Exercise aim: Could you retype the lines below, starting at the line holding "Emit a component" and stopping at the line holding "const darkPotential = [12, 40, 10];", inclusive? Copy them exactly and drop the images.

_ _ _ _

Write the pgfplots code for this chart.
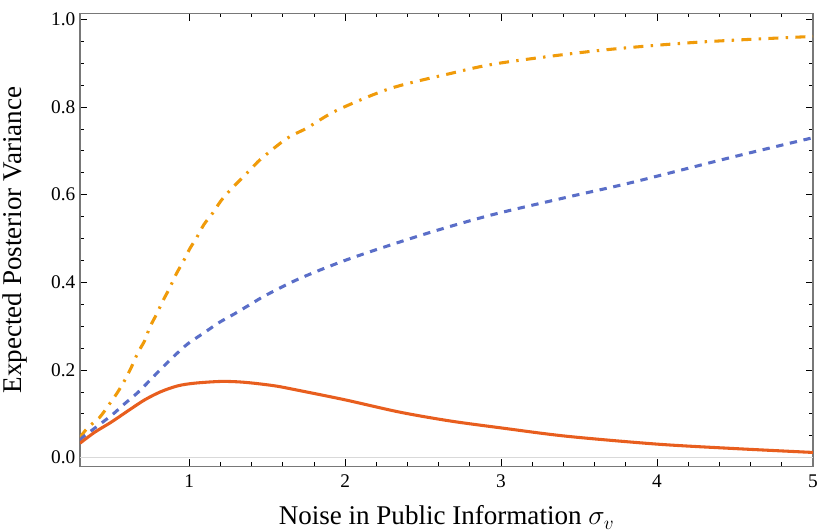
\documentclass[border=0pt]{standalone}
\usepackage{pgfplots}
\pgfplotsset{compat=1.18}
\usepackage{fontspec}
\setmainfont{Liberation Serif}

\definecolor{curveorange}{RGB}{240,155,10}
\definecolor{curveblue}{RGB}{90,110,200}
\definecolor{curvered}{RGB}{232,94,30}
\definecolor{framegray}{RGB}{120,120,120}

\pgfplotstableread{
x y
0.300 0.046
0.351 0.069
0.426 0.092
0.490 0.123
0.539 0.148
0.586 0.176
0.629 0.206
0.672 0.240
0.715 0.267
0.747 0.297
0.789 0.326
0.832 0.358
0.875 0.387
0.917 0.419
0.960 0.446
1.003 0.476
1.050 0.503
1.095 0.532
1.153 0.559
1.206 0.587
1.270 0.613
1.334 0.636
1.398 0.659
1.462 0.682
1.625 0.728
1.755 0.752
1.945 0.792
2.287 0.842
2.670 0.876
2.990 0.900
3.630 0.929
4.270 0.948
5.000 0.961
}\orangedata

\pgfplotstableread{
x y
0.300 0.040
0.330 0.050
0.500 0.096
0.586 0.123
0.672 0.149
0.747 0.176
0.821 0.203
0.907 0.233
0.992 0.260
1.100 0.286
1.195 0.309
1.290 0.328
1.398 0.351
1.494 0.371
1.710 0.409
2.030 0.454
2.500 0.509
2.930 0.553
3.420 0.594
3.840 0.628
4.486 0.686
5.000 0.730
}\bluedata

\pgfplotstableread{
x y
0.300 0.033
0.394 0.058
0.500 0.081
0.608 0.107
0.715 0.132
0.821 0.151
0.928 0.164
1.035 0.170
1.206 0.174
1.356 0.172
1.548 0.164
1.710 0.153
2.000 0.132
2.350 0.104
2.670 0.084
3.000 0.068
3.420 0.049
4.000 0.031
4.490 0.021
5.000 0.012
}\reddata

\begin{document}
\begin{tikzpicture}
\begin{axis}[
  name=ax,
  scale only axis,
  width=550pt, height=340pt,
  xmin=0.3, xmax=5,
  ymin=-0.02, ymax=1.0137,
  xtick={1,2,3,4,5},
  minor x tick num=4,
  ytick={0,0.2,0.4,0.6,0.8,1.0},
  minor y tick num=3,
  tick align=inside,
  major tick length=5.5pt,
  minor tick length=3pt,
  axis line style={framegray, line width=0.9pt},
  tick style={black, line width=0.6pt},
  /pgf/number format/assume math mode=true,
  yticklabel style={/pgf/number format/.cd, fixed, fixed zerofill, precision=1},
  ticklabel style={font=\fontsize{14.5}{17}\selectfont},
  xticklabel style={yshift=-3pt},
  xlabel={Noise in Public Information $\sigma_v$},
  ylabel={Expected Posterior Variance},
  label style={font=\fontsize{20.3}{24}\selectfont},
  xlabel style={at={(axis description cs:0.5,0)}, anchor=north, yshift=-26pt},
  ylabel style={at={(axis description cs:0,0.5)}, anchor=south, yshift=36pt},
  clip=true,
]
\draw[black!15, line width=1pt] (axis cs:0.3,0) -- (axis cs:5,0);
\addplot[curveorange, line width=2.3pt, smooth, tension=0.5, dash pattern=on 7.5pt off 5.5pt on 1.8pt off 5.5pt] table {\orangedata};
\addplot[curveblue, line width=2.3pt, smooth, tension=0.5, dash pattern=on 5.5pt off 5pt] table {\bluedata};
\addplot[curvered, line width=2.3pt, smooth, tension=0.5] table {\reddata};
\end{axis}
\pgfresetboundingbox
\path ([xshift=-60pt,yshift=-49pt]ax.south west) rectangle ([xshift=3pt,yshift=10pt]ax.north east);
\end{tikzpicture}
\end{document}
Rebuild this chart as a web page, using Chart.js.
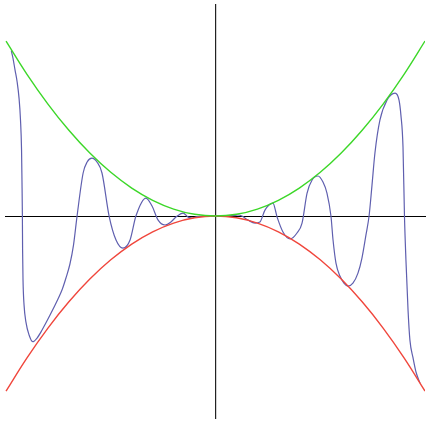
<!DOCTYPE html>
<html>
<head>
<meta charset="utf-8">
<script src="https://cdn.jsdelivr.net/npm/chart.js@4"></script>
<style>
html,body{margin:0;padding:0;background:#fff;}
canvas{display:block;}
</style>
</head>
<body>
<canvas id="c" width="429" height="425"></canvas>
<script>
// Blue oscillating curve
const waveX = [-0.975,-0.967,-0.957,-0.947,-0.938,-0.931,-0.926,-0.924,-0.922,-0.921,-0.919,-0.914,-0.905,-0.890,-0.873,-0.852,-0.828,-0.790,-0.752,-0.733,-0.714,-0.695,-0.678,-0.661,-0.632,-0.613,-0.590,-0.566,-0.542,-0.508,-0.475,-0.442,-0.408,-0.380,-0.332,-0.303,-0.274,-0.241,-0.213,-0.189,-0.155,-0.131,-0.112,-0.088,-0.050,0.000,0.045,0.084,0.107,0.126,0.155,0.189,0.212,0.236,0.274,0.294,0.322,0.356,0.389,0.413,0.437,0.461,0.489,0.513,0.532,0.551,0.561,0.575,0.594,0.613,0.632,0.656,0.680,0.699,0.718,0.733,0.747,0.761,0.785,0.819,0.857,0.876,0.885,0.895,0.902,0.909,0.919,0.928,0.943,0.957,0.976];
const waveY = [0.945,0.903,0.834,0.766,0.674,0.549,0.377,0.206,0.000,-0.194,-0.366,-0.509,-0.606,-0.680,-0.718,-0.697,-0.651,-0.566,-0.474,-0.423,-0.354,-0.274,-0.166,0.000,0.246,0.309,0.331,0.309,0.246,0.000,-0.137,-0.183,-0.137,0.000,0.103,0.057,-0.023,-0.051,-0.034,-0.006,0.017,-0.006,-0.011,-0.003,0.000,0.000,0.000,0.003,0.006,0.000,-0.023,-0.040,-0.034,0.034,0.074,-0.006,-0.091,-0.131,-0.097,-0.040,0.131,0.206,0.229,0.194,0.131,0.000,-0.137,-0.269,-0.343,-0.383,-0.400,-0.383,-0.326,-0.240,-0.109,0.000,0.177,0.360,0.549,0.663,0.703,0.663,0.577,0.394,0.000,-0.251,-0.537,-0.709,-0.811,-0.891,-0.954];
// Envelope curves
const envX = [-1.0,-0.9,-0.8,-0.7,-0.6,-0.5,-0.4,-0.3,-0.2,-0.1,0.0,0.1,0.2,0.3,0.4,0.5,0.6,0.7,0.8,0.9,1.0];
const upperY = [1.00,0.81,0.64,0.49,0.36,0.25,0.16,0.09,0.04,0.01,0.00,0.01,0.04,0.09,0.16,0.25,0.36,0.49,0.64,0.81,1.00];
const lowerY = [-1.00,-0.81,-0.64,-0.49,-0.36,-0.25,-0.16,-0.09,-0.04,-0.01,0.00,-0.01,-0.04,-0.09,-0.16,-0.25,-0.36,-0.49,-0.64,-0.81,-1.00];

const pts = (xs, ys) => xs.map((x, i) => ({x: x, y: ys[i]}));

new Chart(document.getElementById('c'), {
  type: 'line',
  data: {
    datasets: [
      {data: pts(envX, upperY), borderColor: 'rgb(60,215,40)', borderWidth: 1.4, pointRadius: 0, tension: 0.4, fill: false},
      {data: pts(envX, lowerY), borderColor: 'rgb(240,70,60)', borderWidth: 1.4, pointRadius: 0, tension: 0.4, fill: false},
      {data: pts(waveX, waveY), borderColor: 'rgb(95,95,175)', borderWidth: 1.2, pointRadius: 0, cubicInterpolationMode: 'monotone', fill: false}
    ]
  },
  options: {
    responsive: false,
    animation: false,
    layout: {padding: {left: 5, right: 4, top: 5, bottom: 7}},
    plugins: {legend: {display: false}, tooltip: {enabled: false}},
    scales: {
      x: {
        type: 'linear', min: -1.005, max: 1.0,
        position: {y: 0},
        grid: {display: false},
        ticks: {display: false},
        border: {display: true, color: '#000', width: 1}
      },
      y: {
        type: 'linear', min: -1.154, max: 1.206,
        position: {x: 0},
        grid: {display: false},
        ticks: {display: false},
        border: {display: true, color: '#222', width: 1.2}
      }
    }
  }
});
</script>
</body>
</html>
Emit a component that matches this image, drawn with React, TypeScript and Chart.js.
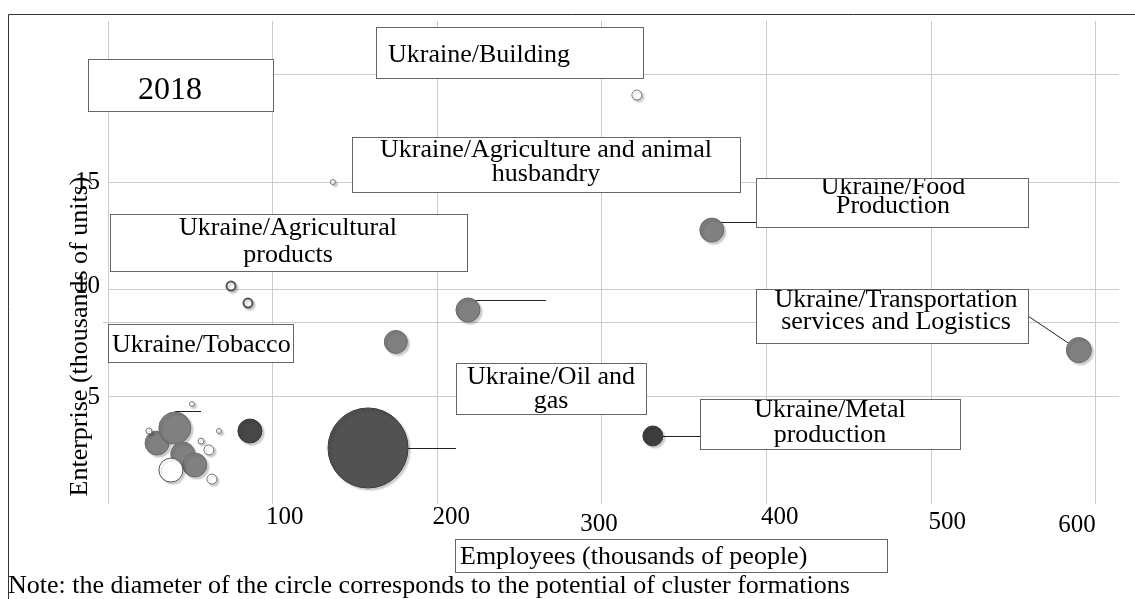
import React, { useEffect, useRef } from 'react';
import { Chart, registerables } from 'chart.js';
Chart.register(...registerables);

// ---- data (employees: thousands of people, enterprises: thousands of units, potential -> circle radius) ----
const filledEmployees = [29.8, 40.6, 45.4, 52.7, 174.8, 218.6, 366.7, 589.6];
const filledEnterprises = [2.84, 3.54, 2.33, 1.82, 7.55, 9.04, 12.76, 7.17];
const filledPotential = [12, 16, 12, 12, 11.5, 12, 12, 12.5];

const darkEmployees = [86.2, 157.9, 330.9];
const darkEnterprises = [3.4, 2.61, 3.17];
const darkPotential = [12, 40, 10];

const hollowEmployees = [24.9, 38.2, 51.0, 56.5, 61.3, 63.1, 67.4, 74.7, 85.0, 136.6, 321.2];
const hollowEnterprises = [3.4, 1.58, 4.66, 2.93, 2.52, 1.16, 3.4, 10.15, 9.36, 15.0, 19.05];
const hollowPotential = [3, 12, 2.5, 3, 5, 5, 2.5, 4.5, 4.5, 2.5, 5];

const xTickValues = [100, 200, 300, 400, 500, 600];
const xTickLabels = ['100', '200', '300', '400', '500', '600'];
const yTickValues = [5, 10, 15];
const yTickLabels = ['5', '10', '15'];
const strayLineValue = 8.5;

// ---- layout / style constants ----
const FONT = '"Liberation Serif", "Times New Roman", serif';
const xTickNudge = [[12, 8], [14, 8], [-3, 15], [13, 8], [16, 13], [-19, 16]];
const yTickNudge = [1, -3, 0];
const darkColors = ['#474747', '#525252', '#3d3d3d'];
const hollowBorder = ['#777', '#555', '#777', '#777', '#777', '#777', '#777', '#555', '#555', '#777', '#777'];
const hollowBorderWidth = [1, 1, 1, 1, 1, 1, 1, 2, 2, 1, 1];

type Box = { x: number; y: number; w: number; h: number; lines: string[]; size: number; align: 'left' | 'center'; tx: number; ty: number[] };
const boxes: Box[] = [
  { x: 88, y: 59, w: 185, h: 52, lines: ['2018'], size: 32, align: 'center', tx: 170, ty: [99] },
  { x: 376, y: 27, w: 267, h: 51, lines: ['Ukraine/Building'], size: 26, align: 'left', tx: 388, ty: [62] },
  { x: 352, y: 137, w: 388, h: 55, lines: ['Ukraine/Agriculture and animal', 'husbandry'], size: 26, align: 'center', tx: 546, ty: [157, 181] },
  { x: 110, y: 214, w: 357, h: 57, lines: ['Ukraine/Agricultural', 'products'], size: 26, align: 'center', tx: 288, ty: [235, 262] },
  { x: 108, y: 324, w: 185, h: 38, lines: ['Ukraine/Tobacco'], size: 26, align: 'left', tx: 112, ty: [352] },
  { x: 756, y: 178, w: 272, h: 49, lines: ['Ukraine/Food', 'Production'], size: 26, align: 'center', tx: 893, ty: [194, 213] },
  { x: 756, y: 289, w: 272, h: 54, lines: ['Ukraine/Transportation', 'services and Logistics'], size: 26, align: 'center', tx: 896, ty: [307, 329] },
  { x: 456, y: 363, w: 190, h: 51, lines: ['Ukraine/Oil and', 'gas'], size: 26, align: 'center', tx: 551, ty: [384, 408] },
  { x: 700, y: 399, w: 260, h: 50, lines: ['Ukraine/Metal', 'production'], size: 26, align: 'center', tx: 830, ty: [417, 442] },
  { x: 455, y: 539, w: 432, h: 33, lines: ['Employees (thousands of people)'], size: 26, align: 'left', tx: 460, ty: [564] },
];

type Leader = { ds: number; i: number; to: [number, number]; mode: 'h' | 'd' };
const leaders: Leader[] = [
  { ds: 2, i: 6, to: [756, 222], mode: 'h' },
  { ds: 2, i: 7, to: [1025, 314], mode: 'd' },
  { ds: 1, i: 2, to: [700, 436], mode: 'h' },
  { ds: 1, i: 1, to: [456, 448], mode: 'h' },
  { ds: 2, i: 5, to: [546, 300], mode: 'h' },
  { ds: 2, i: 1, to: [201, 411], mode: 'h' },
];

const annotations = {
  id: 'annotations',
  beforeDatasetsDraw(chart: any) {
    const ctx: CanvasRenderingContext2D = chart.ctx;
    const xs = chart.scales.x;
    const ys = chart.scales.y;
    const area = chart.chartArea;
    ctx.save();
    // outer frame
    ctx.strokeStyle = '#333';
    ctx.lineWidth = 1;
    ctx.beginPath();
    ctx.moveTo(8.5, 599);
    ctx.lineTo(8.5, 14.5);
    ctx.lineTo(1135, 14.5);
    ctx.stroke();
    // stray horizontal line
    const sy = Math.round(ys.getPixelForValue(strayLineValue)) + 0.5;
    ctx.strokeStyle = '#cccccc';
    ctx.beginPath();
    ctx.moveTo(area.left - 5, sy);
    ctx.lineTo(area.right, sy);
    ctx.stroke();
    // leaders
    ctx.strokeStyle = '#222';
    ctx.lineWidth = 1;
    leaders.forEach((l) => {
      const el = chart.getDatasetMeta(l.ds).data[l.i];
      if (!el) return;
      ctx.beginPath();
      if (l.mode === 'h') {
        ctx.moveTo(el.x, l.to[1] + 0.5);
        ctx.lineTo(l.to[0], l.to[1] + 0.5);
      } else {
        ctx.moveTo(el.x, el.y);
        ctx.lineTo(l.to[0], l.to[1]);
      }
      ctx.stroke();
    });
    // boxes
    boxes.forEach((b) => {
      ctx.fillStyle = '#fff';
      ctx.fillRect(b.x, b.y, b.w, b.h);
      ctx.strokeStyle = '#666';
      ctx.lineWidth = 1;
      ctx.strokeRect(b.x + 0.5, b.y + 0.5, b.w, b.h);
      ctx.save();
      ctx.beginPath();
      ctx.rect(b.x + 1, b.y + 1, b.w - 1, b.h - 1);
      ctx.clip();
      ctx.fillStyle = '#000';
      ctx.font = `${b.size}px ${FONT}`;
      ctx.textAlign = b.align;
      ctx.textBaseline = 'alphabetic';
      b.lines.forEach((t, k) => ctx.fillText(t, b.tx, b.ty[k]));
      ctx.restore();
    });
    // x tick labels
    ctx.fillStyle = '#000';
    ctx.font = `25px ${FONT}`;
    ctx.textAlign = 'center';
    ctx.textBaseline = 'alphabetic';
    xTickValues.forEach((v, k) => {
      const px = xs.getPixelForValue(v) + xTickNudge[k][0];
      ctx.fillText(xTickLabels[k], px, area.bottom + xTickNudge[k][1] + 12);
    });
    // y tick labels
    ctx.textAlign = 'right';
    ctx.textBaseline = 'middle';
    yTickValues.forEach((v, k) => {
      ctx.fillText(yTickLabels[k], 100, ys.getPixelForValue(v) + yTickNudge[k]);
    });
    // y title
    ctx.save();
    ctx.translate(87, (area.top + area.bottom) / 2 + 74);
    ctx.rotate(-Math.PI / 2);
    ctx.font = `26px ${FONT}`;
    ctx.textAlign = 'center';
    ctx.textBaseline = 'alphabetic';
    ctx.fillText('Enterprise (thousands of units)', 0, 0);
    ctx.restore();
    // note
    ctx.font = `26px ${FONT}`;
    ctx.textAlign = 'left';
    ctx.textBaseline = 'alphabetic';
    ctx.fillText('Note: the diameter of the circle corresponds to the potential of cluster formations', 8, 593);
    ctx.restore();
  },
  beforeDatasetDraw(chart: any) {
    const ctx: CanvasRenderingContext2D = chart.ctx;
    ctx.save();
    ctx.shadowColor = 'rgba(0,0,0,0.2)';
    ctx.shadowBlur = 2;
    ctx.shadowOffsetX = 2;
    ctx.shadowOffsetY = 2;
  },
  afterDatasetDraw(chart: any) {
    chart.ctx.restore();
  },
};

export default function App() {
  const ref = useRef<HTMLCanvasElement>(null);
  useEffect(() => {
    if (!ref.current) return;
    const chart = new Chart(ref.current, {
      type: 'bubble',
      data: {
        datasets: [
          {
            label: 'hollow',
            data: hollowEmployees.map((x, i) => ({ x, y: hollowEnterprises[i], r: hollowPotential[i] })),
            backgroundColor: '#ffffff',
            borderColor: hollowBorder,
            borderWidth: hollowBorderWidth,
          },
          {
            label: 'dark',
            data: darkEmployees.map((x, i) => ({ x, y: darkEnterprises[i], r: darkPotential[i] })),
            backgroundColor: darkColors,
            borderColor: '#3a3a3a',
            borderWidth: 1,
          },
          {
            label: 'filled',
            data: filledEmployees.map((x, i) => ({ x, y: filledEnterprises[i], r: filledPotential[i] })),
            backgroundColor: '#808080',
            borderColor: '#6a6a6a',
            borderWidth: 1,
          },
        ],
      },
      options: {
        responsive: false,
        animation: false,
        devicePixelRatio: 1,
        events: [],
        layout: { autoPadding: false, padding: { left: 108, top: 21, right: 16, bottom: 95 } },
        plugins: { legend: { display: false }, tooltip: { enabled: false } },
        scales: {
          x: {
            type: 'linear',
            min: 0,
            max: 614,
            ticks: { stepSize: 100, display: false, includeBounds: false },
            grid: { color: '#cccccc', drawTicks: false },
            border: { display: false },
            afterFit: (s: any) => { s.height = 0; },
          },
          y: {
            type: 'linear',
            min: 0,
            max: 22.5,
            ticks: { stepSize: 5, display: false, includeBounds: false },
            grid: { color: (c: any) => (c.tick && c.tick.value === 0 ? 'rgba(0,0,0,0)' : '#cccccc'), drawTicks: false },
            border: { display: false },
            afterFit: (s: any) => { s.width = 0; },
          },
        },
      } as any,
      plugins: [annotations],
    });
    return () => chart.destroy();
  }, []);
  return (
    <canvas
      ref={ref}
      width={1135}
      height={599}
      style={{ position: 'absolute', left: 0, top: 0, display: 'block', background: '#fff' }}
    />
  );
}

_ _ _ _

Solution for this problem:
Emit a component that matches this image, drawn with React, TypeScript and Chart.js.
import React, { useEffect, useRef } from 'react';
import { Chart, registerables } from 'chart.js';
Chart.register(...registerables);

// ---- data (employees: thousands of people, enterprises: thousands of units, potential -> circle radius) ----
const filledEmployees = [29.8, 40.6, 45.4, 52.7, 174.8, 218.6, 366.7, 589.6];
const filledEnterprises = [2.84, 3.54, 2.33, 1.82, 7.55, 9.04, 12.76, 7.17];
const filledPotential = [12, 16, 12, 12, 11.5, 12, 12, 12.5];

const darkEmployees = [86.2, 157.9, 330.9];
const darkEnterprises = [3.4, 2.61, 3.17];
const darkPotential = [12, 40, 10];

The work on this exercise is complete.